◆ PROBLEM TO SOLVE ◆
Output the data word for word, dropping every image.

### INFORMATION SUPPLIED ###

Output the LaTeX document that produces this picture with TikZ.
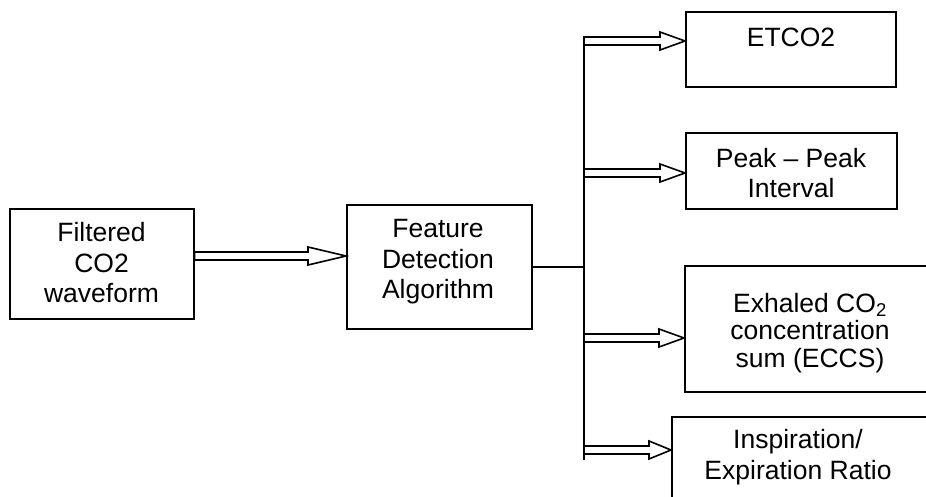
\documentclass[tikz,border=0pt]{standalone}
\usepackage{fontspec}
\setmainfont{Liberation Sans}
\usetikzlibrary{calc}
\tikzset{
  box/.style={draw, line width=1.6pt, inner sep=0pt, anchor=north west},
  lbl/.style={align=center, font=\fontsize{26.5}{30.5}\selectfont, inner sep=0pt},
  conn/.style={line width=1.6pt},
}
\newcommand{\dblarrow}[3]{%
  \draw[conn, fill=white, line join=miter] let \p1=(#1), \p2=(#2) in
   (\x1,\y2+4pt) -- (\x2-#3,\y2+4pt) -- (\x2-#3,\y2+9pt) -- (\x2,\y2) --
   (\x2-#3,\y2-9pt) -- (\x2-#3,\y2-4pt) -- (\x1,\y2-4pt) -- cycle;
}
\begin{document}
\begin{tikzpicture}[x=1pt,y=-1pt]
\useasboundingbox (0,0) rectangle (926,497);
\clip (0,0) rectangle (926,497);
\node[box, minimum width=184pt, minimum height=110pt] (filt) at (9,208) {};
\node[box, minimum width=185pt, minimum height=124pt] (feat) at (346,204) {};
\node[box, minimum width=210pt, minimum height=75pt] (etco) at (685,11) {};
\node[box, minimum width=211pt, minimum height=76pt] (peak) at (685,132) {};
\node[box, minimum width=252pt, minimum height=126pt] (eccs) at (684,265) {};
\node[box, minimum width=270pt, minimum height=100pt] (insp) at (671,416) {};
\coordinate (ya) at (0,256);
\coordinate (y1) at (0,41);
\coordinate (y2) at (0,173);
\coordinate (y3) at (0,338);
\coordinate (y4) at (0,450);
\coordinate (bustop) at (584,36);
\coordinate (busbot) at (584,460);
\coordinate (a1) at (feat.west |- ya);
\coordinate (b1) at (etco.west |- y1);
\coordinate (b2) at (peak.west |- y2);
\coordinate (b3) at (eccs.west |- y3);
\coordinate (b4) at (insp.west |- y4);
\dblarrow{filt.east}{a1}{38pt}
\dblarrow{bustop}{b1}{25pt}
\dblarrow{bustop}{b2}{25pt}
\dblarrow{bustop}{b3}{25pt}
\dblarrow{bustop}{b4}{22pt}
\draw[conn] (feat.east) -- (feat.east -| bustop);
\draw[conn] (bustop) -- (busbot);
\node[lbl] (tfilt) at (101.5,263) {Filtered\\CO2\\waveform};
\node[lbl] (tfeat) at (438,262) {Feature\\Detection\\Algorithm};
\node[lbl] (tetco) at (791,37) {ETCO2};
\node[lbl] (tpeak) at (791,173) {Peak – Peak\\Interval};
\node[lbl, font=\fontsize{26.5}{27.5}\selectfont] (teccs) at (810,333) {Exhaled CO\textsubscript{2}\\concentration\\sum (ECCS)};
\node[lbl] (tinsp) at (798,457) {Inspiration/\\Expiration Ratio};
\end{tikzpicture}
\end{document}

###

◆ SOLUTION ◆
Output the LaTeX document that produces this picture with TikZ.
\documentclass[tikz,border=0pt]{standalone}
\usepackage{fontspec}
\setmainfont{Liberation Sans}
\usetikzlibrary{calc}
\tikzset{
  box/.style={draw, line width=1.6pt, inner sep=0pt, anchor=north west},
  lbl/.style={align=center, font=\fontsize{26.5}{30.5}\selectfont, inner sep=0pt},
  conn/.style={line width=1.6pt},
}
\newcommand{\dblarrow}[3]{%
  \draw[conn, fill=white, line join=miter] let \p1=(#1), \p2=(#2) in
   (\x1,\y2+4pt) -- (\x2-#3,\y2+4pt) -- (\x2-#3,\y2+9pt) -- (\x2,\y2) --
   (\x2-#3,\y2-9pt) -- (\x2-#3,\y2-4pt) -- (\x1,\y2-4pt) -- cycle;
}
\begin{document}
\begin{tikzpicture}[x=1pt,y=-1pt]
\useasboundingbox (0,0) rectangle (926,497);
\clip (0,0) rectangle (926,497);
\node[box, minimum width=184pt, minimum height=110pt] (filt) at (9,208) {};
\node[box, minimum width=185pt, minimum height=124pt] (feat) at (346,204) {};
\node[box, minimum width=210pt, minimum height=75pt] (etco) at (685,11) {};
\node[box, minimum width=211pt, minimum height=76pt] (peak) at (685,132) {};
\node[box, minimum width=252pt, minimum height=126pt] (eccs) at (684,265) {};
\node[box, minimum width=270pt, minimum height=100pt] (insp) at (671,416) {};
\coordinate (ya) at (0,256);
\coordinate (y1) at (0,41);
\coordinate (y2) at (0,173);
\coordinate (y3) at (0,338);
\coordinate (y4) at (0,450);
\coordinate (bustop) at (584,36);
\coordinate (busbot) at (584,460);
\coordinate (a1) at (feat.west |- ya);
\coordinate (b1) at (etco.west |- y1);
\coordinate (b2) at (peak.west |- y2);
\coordinate (b3) at (eccs.west |- y3);
\coordinate (b4) at (insp.west |- y4);
\dblarrow{filt.east}{a1}{38pt}
\dblarrow{bustop}{b1}{25pt}
\dblarrow{bustop}{b2}{25pt}
\dblarrow{bustop}{b3}{25pt}
\dblarrow{bustop}{b4}{22pt}
\draw[conn] (feat.east) -- (feat.east -| bustop);
\draw[conn] (bustop) -- (busbot);
\node[lbl] (tfilt) at (101.5,263) {Filtered\\CO2\\waveform};
\node[lbl] (tfeat) at (438,262) {Feature\\Detection\\Algorithm};
\node[lbl] (tetco) at (791,37) {ETCO2};
\node[lbl] (tpeak) at (791,173) {Peak – Peak\\Interval};
\node[lbl, font=\fontsize{26.5}{27.5}\selectfont] (teccs) at (810,333) {Exhaled CO\textsubscript{2}\\concentration\\sum (ECCS)};
\node[lbl] (tinsp) at (798,457) {Inspiration/\\Expiration Ratio};
\end{tikzpicture}
\end{document}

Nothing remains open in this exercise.